Палата Мартина Зеллербаха была просторна и уютна. На столике у окна благоухали в вазе розовые пионы. Питер Хауэлл сидел рядом с кроватью, где полулежал, откинувшись на подушки, Марти. Глаза больного были открыты и ясны, хотя сияние интеллекта в них несколько померкло – и неудивительно, поскольку Марти только что получил новую дозу мидерала, быстродействующего чудо-лекарства, позволявшего страдальцу спокойно переносить такие мучительно скучные процедуры, как смена лампочек, оплата счетов или общение с друзьями. Больных синдромом Аспергера часто списывали в разряд чудаков, эксцентричных типов, придурков, зубрил или тихих шизофреников, хотя, по оценкам некоторых ученых, это состояние в легкой своей форме затрагивало чуть ли не четырех человек на тысячу. Лекарства от болезни Аспергера не существовало, и тем, кого, подобно Марти, она затрагивала в тяжелой форме, оставалось полагаться лишь на паллиативные средства вроде мидерала, возбуждающего неактивные зоны коры головного мозга.
Первое потрясение прошло, и сейчас Марти вел себя вполне мирно, хотя и был мрачен. Пухлое его тельце, точно тряпичная кукла, тонуло в облаках подушек. Руки ученого до сих пор были замотаны бинтами – при взрыве в Пастеровском его сильно поцарапало.
– Боже мой, Питер… – Зеленые глаза Марти беспокойно блуждали, избегая агента. – Это было ужасно! Столько кровищи в больничной палате! Если бы мы не рисковали жизнями, я был бы в еще большем ужасе.

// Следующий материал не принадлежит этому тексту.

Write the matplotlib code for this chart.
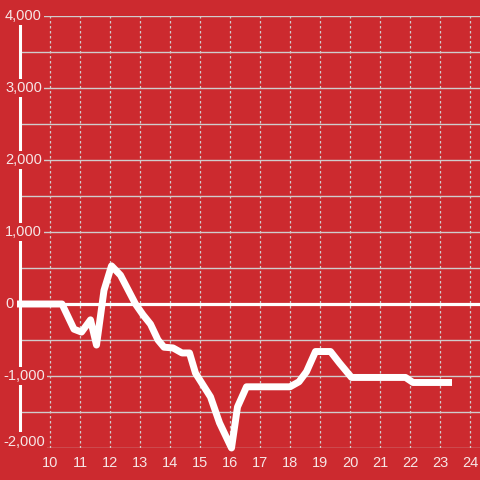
import matplotlib
matplotlib.use("Agg")
import matplotlib.pyplot as plt

hours = [8.9, 10.4, 10.8, 11.05, 11.35, 11.55, 11.8, 12.05, 12.35, 12.85, 13.1, 13.35, 13.6, 13.8,
         14.1, 14.4, 14.65, 14.85, 15.35, 15.65, 16.05, 16.25, 16.55, 18.0, 18.3, 18.55, 18.85,
         19.35, 19.65, 20.05, 21.85, 22.1, 23.4]
values = [0, 0, -350, -390, -220, -570, 190, 530, 400, 0, -150, -280, -500, -600,
          -610, -680, -680, -960, -1290, -1650, -2000, -1430, -1150, -1150, -1080, -940, -660,
          -660, -820, -1020, -1020, -1090, -1090]
x_ticks = list(range(10, 25))
y_major = [-2000, -1000, 0, 1000, 2000, 3000, 4000]
y_minor = [-1500, -500, 500, 1500, 2500, 3500]

BG = "#cc2a2f"
TXT = "#f6e6e6"
GRID = "#d0cccc"
W, H = 480, 480
AX_L, AX_W = 20, 460

fig = plt.figure(figsize=(4.8, 4.8), dpi=100, facecolor=BG)
ax = fig.add_axes([AX_L / W, (H - 448) / H, AX_W / W, 432 / H])
ax.set_facecolor(BG)
ax.set_xlim(9.0, 9.0 + AX_W / 30)
ax.set_ylim(-2000, 4000)

for s in ["top", "right", "bottom"]:
    ax.spines[s].set_visible(False)
ax.spines["left"].set_color("white")
ax.spines["left"].set_linewidth(2.2)
ax.spines["left"].set_zorder(2)

ax.set_xticks([])
ax.set_yticks([])

for yv in y_major + y_minor:
    ax.axhline(yv, color=GRID, lw=1.0, zorder=1)
for xv in x_ticks:
    ax.axvline(xv, color=GRID, lw=0.9, ls=(0, (2, 2)), zorder=1)

for yv in y_major:
    lbl = f"{yv:,}"
    x0 = 3 if yv < 0 else 5
    ypos = yv + 90 if yv == y_major[0] else yv
    ax.text((x0 - AX_L) / AX_W, ypos, lbl, transform=ax.get_yaxis_transform(),
            ha="left", va="center", color=TXT, fontsize=10.5, family="Liberation Sans",
            zorder=3, bbox=dict(facecolor=BG, edgecolor="none", pad=1.5), clip_on=False)

ax.axhline(0, color="white", lw=2.3, zorder=4)
ax.plot(hours, values, color="white", lw=5.0, zorder=5, solid_capstyle="butt", clip_on=False)

for xv in x_ticks:
    ax.text(xv, -0.035, str(xv), transform=ax.get_xaxis_transform(), ha="center", va="center",
            color=TXT, fontsize=10.5, family="Liberation Sans", clip_on=False)

fig.savefig("out.png", dpi=100, facecolor=BG)
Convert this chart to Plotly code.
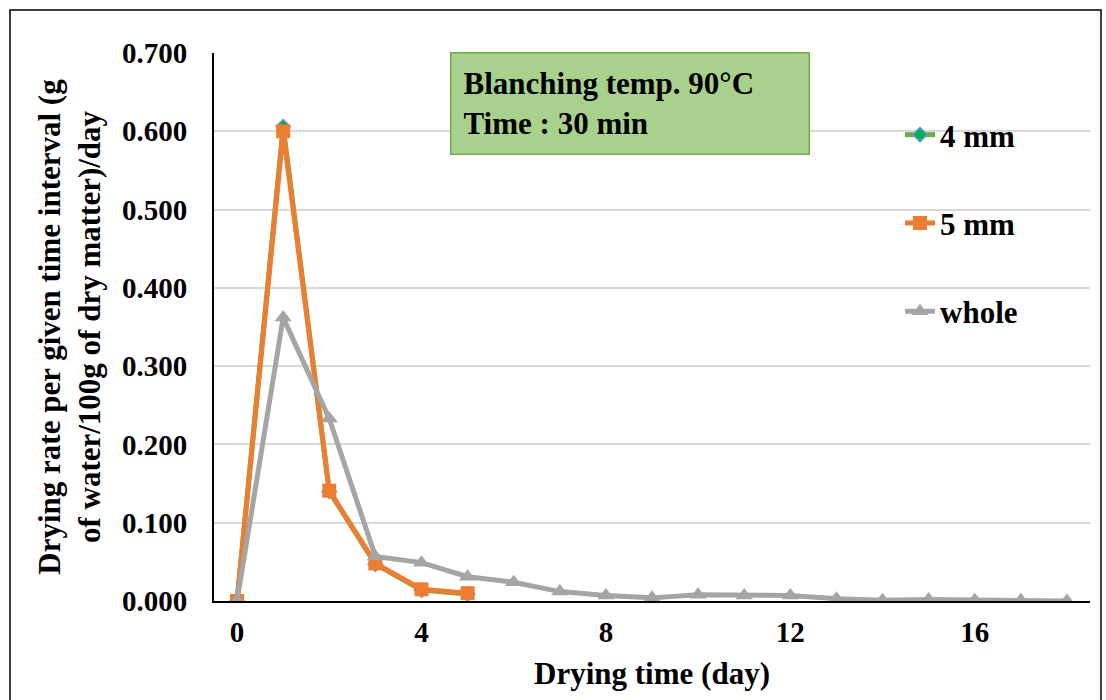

– Мог бы сказать «спасибо», Марти.
– Я не сказал? Это упущение с моей стороны. Но, Питер, ты же сам говорил, что ты – боевая машина. Я, наверное, поверил тебе на слово. Для таких, как ты, это обыденная работа.
Питер надулся:
– Для каких таких, как я?
На возмущенный взгляд агента Марти не обратил никакого внимания.
– Цивилизованному миру вы, полагаю, все же нужны, хотя в толк не возьму, чего ради…
– Марти, старина, только не говори, что ты пацифист.
– А… да. Бертран Расселл, Ганди, Уильям Пенн… Хорошая компания. Интересная. Настоящие мыслители. Я их речи могу тебе цитировать кусками. Длинными кусками. – Он лукаво покосился на Питера.
– Не утруждайся. Напомнить, что ты с моей подачи научился стрелять? Из автомата, между прочим!
Марти передернуло.
– Поймал. – И тут же он улыбнулся, готовый отдать агенту должное. – Что же, наверное, бывают моменты, когда приходится драться.
– Ты чертовски прав. Я знаешь, мог выйти и оставить тебя тем двоим головорезам в больнице, чтобы они нашинковали тебя на тонкие ломтики. Как ты мог заметить, я поступил иначе.